Global Economic Conditions Survey Q4 2021 points to modest growth
The Q4 Global Economic Conditions Survey (GECS) gives a similar message to the previous survey; global growth will continue but at a modest pace. This GECS was conducted in late November/early December at the same time as the Omicron COVID variant was beginning to spread rapidly. This may have been a factor in the fall in global confidence. The global orders index, which is less volatile than the confidence measure, was little changed in the Q4 survey as were other activity indicators, such as employment and capital spending. This is consistent with steady global growth early in 2022, although the impact of Omicron points to downside risks
Global uncertainty is above pre-pandemic levels
The two ‘fear’ indices – measured by concern that customers and suppliers may go out of business – were little changed in the Q4 survey. Both indices have fallen back from extreme levels seen in 2020, but are still above pre-pandemic levels. These measures reflect only the early stages of the effect of the Omicron variant so they may understate the perceived level of economic risk early in 2022.
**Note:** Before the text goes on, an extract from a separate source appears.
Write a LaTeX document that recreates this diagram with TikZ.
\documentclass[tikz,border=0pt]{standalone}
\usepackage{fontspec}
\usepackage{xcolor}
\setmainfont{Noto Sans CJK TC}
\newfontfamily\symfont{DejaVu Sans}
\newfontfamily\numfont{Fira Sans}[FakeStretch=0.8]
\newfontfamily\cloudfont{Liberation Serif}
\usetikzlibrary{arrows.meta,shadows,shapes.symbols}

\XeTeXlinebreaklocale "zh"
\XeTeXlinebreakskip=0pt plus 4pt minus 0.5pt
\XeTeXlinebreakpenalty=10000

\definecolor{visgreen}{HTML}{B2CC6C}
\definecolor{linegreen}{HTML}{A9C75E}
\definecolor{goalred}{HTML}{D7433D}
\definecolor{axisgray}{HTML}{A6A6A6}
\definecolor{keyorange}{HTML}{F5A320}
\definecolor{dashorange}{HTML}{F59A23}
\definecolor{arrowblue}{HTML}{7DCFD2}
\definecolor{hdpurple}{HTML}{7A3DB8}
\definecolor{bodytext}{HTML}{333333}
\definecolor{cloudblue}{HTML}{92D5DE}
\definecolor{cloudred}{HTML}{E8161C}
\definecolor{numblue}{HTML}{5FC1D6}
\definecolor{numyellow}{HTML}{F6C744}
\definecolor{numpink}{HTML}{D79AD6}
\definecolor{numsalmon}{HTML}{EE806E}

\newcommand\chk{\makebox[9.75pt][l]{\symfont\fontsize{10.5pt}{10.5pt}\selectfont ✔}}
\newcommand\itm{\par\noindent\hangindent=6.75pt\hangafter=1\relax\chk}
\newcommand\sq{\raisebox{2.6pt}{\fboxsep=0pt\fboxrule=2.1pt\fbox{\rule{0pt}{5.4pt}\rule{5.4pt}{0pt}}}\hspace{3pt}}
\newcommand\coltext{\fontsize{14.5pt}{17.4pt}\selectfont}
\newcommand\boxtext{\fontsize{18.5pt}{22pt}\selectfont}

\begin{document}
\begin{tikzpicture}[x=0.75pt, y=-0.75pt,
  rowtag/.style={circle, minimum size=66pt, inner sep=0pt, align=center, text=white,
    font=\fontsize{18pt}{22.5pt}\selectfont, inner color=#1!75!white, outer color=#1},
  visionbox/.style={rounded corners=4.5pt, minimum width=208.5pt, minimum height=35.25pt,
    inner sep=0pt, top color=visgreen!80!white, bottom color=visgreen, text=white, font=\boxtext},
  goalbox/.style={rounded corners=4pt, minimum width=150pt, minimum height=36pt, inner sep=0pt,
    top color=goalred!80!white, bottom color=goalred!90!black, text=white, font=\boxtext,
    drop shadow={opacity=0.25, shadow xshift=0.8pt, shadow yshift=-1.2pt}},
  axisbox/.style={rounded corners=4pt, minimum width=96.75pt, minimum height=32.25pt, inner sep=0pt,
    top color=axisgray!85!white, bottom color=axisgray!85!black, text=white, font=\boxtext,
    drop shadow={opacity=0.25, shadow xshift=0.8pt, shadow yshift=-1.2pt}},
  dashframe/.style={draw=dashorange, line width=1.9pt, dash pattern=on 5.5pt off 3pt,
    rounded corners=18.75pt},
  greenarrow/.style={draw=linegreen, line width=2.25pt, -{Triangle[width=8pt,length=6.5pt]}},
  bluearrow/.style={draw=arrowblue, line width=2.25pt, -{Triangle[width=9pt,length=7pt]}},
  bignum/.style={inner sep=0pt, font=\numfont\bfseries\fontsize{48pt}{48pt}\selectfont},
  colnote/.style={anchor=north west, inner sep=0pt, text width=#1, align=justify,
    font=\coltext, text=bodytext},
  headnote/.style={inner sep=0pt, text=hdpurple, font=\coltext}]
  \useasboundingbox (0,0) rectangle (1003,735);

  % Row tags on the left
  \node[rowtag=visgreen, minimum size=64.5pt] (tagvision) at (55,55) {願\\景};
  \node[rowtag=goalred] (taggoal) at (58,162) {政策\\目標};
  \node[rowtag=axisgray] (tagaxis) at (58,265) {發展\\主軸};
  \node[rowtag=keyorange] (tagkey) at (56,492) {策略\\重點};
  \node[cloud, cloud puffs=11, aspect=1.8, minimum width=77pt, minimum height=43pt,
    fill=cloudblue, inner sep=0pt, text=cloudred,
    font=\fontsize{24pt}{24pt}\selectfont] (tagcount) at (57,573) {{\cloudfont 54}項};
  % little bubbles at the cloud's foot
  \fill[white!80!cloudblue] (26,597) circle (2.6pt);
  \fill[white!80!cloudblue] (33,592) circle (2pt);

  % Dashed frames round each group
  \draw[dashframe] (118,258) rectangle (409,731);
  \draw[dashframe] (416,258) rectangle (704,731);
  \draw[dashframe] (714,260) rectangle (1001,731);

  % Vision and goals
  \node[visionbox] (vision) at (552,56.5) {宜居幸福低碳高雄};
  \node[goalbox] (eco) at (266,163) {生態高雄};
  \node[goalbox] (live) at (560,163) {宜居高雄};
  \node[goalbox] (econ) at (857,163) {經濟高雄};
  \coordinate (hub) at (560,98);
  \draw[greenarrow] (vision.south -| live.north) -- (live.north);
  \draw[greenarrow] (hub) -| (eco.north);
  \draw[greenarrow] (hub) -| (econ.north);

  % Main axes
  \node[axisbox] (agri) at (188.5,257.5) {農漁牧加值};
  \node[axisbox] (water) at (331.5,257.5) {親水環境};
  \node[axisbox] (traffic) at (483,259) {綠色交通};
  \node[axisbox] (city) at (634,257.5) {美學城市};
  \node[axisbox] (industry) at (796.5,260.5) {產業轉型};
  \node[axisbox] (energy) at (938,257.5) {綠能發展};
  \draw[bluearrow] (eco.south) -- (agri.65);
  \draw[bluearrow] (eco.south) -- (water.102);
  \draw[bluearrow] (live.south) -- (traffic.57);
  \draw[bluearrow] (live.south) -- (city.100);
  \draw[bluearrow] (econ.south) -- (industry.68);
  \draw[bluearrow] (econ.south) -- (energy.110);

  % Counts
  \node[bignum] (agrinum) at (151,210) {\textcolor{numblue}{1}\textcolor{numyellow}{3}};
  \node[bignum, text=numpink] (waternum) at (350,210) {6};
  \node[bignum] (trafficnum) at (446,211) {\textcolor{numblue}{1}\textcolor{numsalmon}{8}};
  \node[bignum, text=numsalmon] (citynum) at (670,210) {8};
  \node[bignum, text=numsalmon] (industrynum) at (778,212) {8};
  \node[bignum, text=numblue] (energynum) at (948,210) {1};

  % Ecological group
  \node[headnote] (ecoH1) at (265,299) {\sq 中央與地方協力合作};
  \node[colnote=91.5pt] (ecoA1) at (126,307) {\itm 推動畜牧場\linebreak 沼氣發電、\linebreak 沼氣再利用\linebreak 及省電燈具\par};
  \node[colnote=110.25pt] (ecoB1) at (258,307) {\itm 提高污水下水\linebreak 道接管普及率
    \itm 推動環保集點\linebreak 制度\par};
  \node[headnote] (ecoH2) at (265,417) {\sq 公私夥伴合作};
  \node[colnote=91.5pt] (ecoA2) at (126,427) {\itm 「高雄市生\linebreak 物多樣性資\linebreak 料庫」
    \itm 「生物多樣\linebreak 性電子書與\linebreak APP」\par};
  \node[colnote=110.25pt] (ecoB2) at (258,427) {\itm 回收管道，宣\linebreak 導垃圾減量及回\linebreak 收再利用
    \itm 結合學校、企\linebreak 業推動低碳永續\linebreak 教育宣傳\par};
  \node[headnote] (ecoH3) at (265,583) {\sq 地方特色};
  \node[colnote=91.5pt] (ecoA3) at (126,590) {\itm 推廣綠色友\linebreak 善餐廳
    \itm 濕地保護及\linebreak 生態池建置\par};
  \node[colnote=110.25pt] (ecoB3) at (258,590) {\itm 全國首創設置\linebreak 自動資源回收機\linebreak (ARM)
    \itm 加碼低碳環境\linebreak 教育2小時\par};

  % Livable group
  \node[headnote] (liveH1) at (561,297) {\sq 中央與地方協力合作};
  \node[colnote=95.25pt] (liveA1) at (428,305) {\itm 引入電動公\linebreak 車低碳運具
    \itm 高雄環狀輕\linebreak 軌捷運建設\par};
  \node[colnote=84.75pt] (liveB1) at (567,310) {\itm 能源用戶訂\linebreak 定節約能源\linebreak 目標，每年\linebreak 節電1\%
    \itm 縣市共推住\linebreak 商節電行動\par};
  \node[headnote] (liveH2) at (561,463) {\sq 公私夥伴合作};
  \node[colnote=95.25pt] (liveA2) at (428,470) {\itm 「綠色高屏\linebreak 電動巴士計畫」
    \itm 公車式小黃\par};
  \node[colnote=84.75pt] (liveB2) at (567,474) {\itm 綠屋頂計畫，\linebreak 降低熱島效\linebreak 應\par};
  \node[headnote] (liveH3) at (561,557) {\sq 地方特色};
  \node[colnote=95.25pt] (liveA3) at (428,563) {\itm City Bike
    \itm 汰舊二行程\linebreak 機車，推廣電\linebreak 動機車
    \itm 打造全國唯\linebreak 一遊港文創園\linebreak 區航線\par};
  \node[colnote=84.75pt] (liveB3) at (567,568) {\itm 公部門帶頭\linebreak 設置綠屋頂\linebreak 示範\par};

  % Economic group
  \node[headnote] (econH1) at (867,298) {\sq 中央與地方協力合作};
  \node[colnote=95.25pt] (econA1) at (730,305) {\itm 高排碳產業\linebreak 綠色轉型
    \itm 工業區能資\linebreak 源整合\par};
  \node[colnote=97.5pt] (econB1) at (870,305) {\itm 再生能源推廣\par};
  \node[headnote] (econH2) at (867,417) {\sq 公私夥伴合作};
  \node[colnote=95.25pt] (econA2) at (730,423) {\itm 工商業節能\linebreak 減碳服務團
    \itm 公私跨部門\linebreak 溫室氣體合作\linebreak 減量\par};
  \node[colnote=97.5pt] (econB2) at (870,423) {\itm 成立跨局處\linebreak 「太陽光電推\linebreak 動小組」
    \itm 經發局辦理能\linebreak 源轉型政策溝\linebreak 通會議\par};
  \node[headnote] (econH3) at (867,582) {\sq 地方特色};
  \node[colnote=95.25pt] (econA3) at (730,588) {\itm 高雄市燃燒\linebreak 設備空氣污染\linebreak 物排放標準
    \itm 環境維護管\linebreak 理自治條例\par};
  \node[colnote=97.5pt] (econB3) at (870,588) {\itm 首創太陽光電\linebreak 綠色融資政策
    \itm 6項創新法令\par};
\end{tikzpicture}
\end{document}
Orders still strongest in advanced economies
For orders – the proxy for real economic activity – there was little change in the Q4 survey both globally and regionally. Thus, the distinctive regional pattern that emerged last year is maintained with growth prospects generally better in advanced economies than in EMs. North America and Western Europe record the highest orders balances, ahead of the Middle East and Africa.
Looking through Omicron – a more normal economy?
For now, the highly transmissible Omicron variant is clouding near-term economic prospects. Looking beyond this, there is the prospect of approaching a more normal global economy over the course of 2022. Among advanced economies this would mean sustained consumer demand supported by spending of accumulated savings and rising employment as COVID fiscal support measures are withdrawn. In addition, easing of supply bottlenecks is likely, as supply and demand adjust to post-pandemic conditions. In turn, this may help bring inflation down from current elevated levels towards the 2% target adopted by most central banks. But even in this scenario the year ahead will see some tightening of monetary policy in most cases, including by the U.S. Federal Reserve. Meanwhile, for many emerging markets progress with vaccinations and a waning of the health crisis offer the prospect of a more substantial and significant recovery than has so far been achieved.
The biggest economic risk is that inflation stays higher for longer, partly because of prolonged supply shortages but also because demand remains buoyant too. Upside surprises to inflation would trigger a greater degree of monetary tightening than is currently discounted by financial markets. The effect would be to slow global economic growth, preventing a return to its pre-pandemic trend.